Blogelstein!

23/09/2009

“ The sheer book-length nature of books combined with the seemingly inexorable reductions in editorial staffs and the number of submissions most editors receive, to say nothing of the welter of non-editorial tasks that most editors have to perform, including holding the hands of intensely self-absorbed and insecure writers, fielding frequently irate calls from agents, attending endless and vapid and ritualistic meetings, having one largely empty ceremonial lunch after another, supplementing publicity efforts, writing or revising flap copy, ditto catalog copy, refereeing jacket-design disputes, and so on — all these conditions taken together make the job of a trade-book acquisitions editor these days fundamentally impossible. „

(via fluffynotes) This rather disgruntled blog post from former top New York editor Daniel Menaker makes publishing sound like the worst job ever, but it isn’t: it’s simply a job, and if you deconstruct the daily grind of any profession (especially desk-based ones) it won’t sound like very much fun, despite the glints of loveliness.
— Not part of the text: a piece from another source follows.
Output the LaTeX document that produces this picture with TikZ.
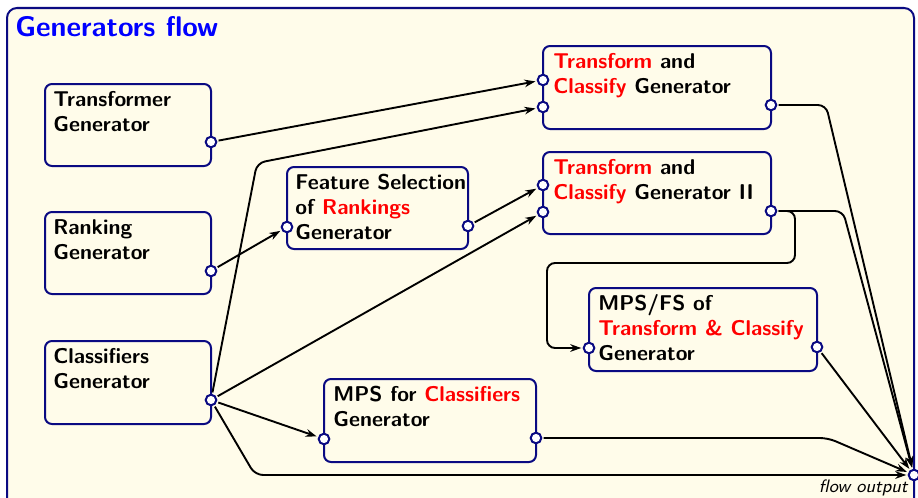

I think a lot of people initially go to work in publishing because they imagine that they will get to hang out in a nice office, reading books and wearing tweed and talking to very smart people . And when the distance between the actual and expected - the antisyzygy, if you will - is realised, it can be rather upsetting. But I don’t think what Menaker offers here is so much an argument against working in publishing as much as it is an argument against having a job.

That said, Menaker’s point that working in publishing means almost entirely giving up reading for pleasure is very true, and kind of unfortunate since most people go to work in publishing since they love to read.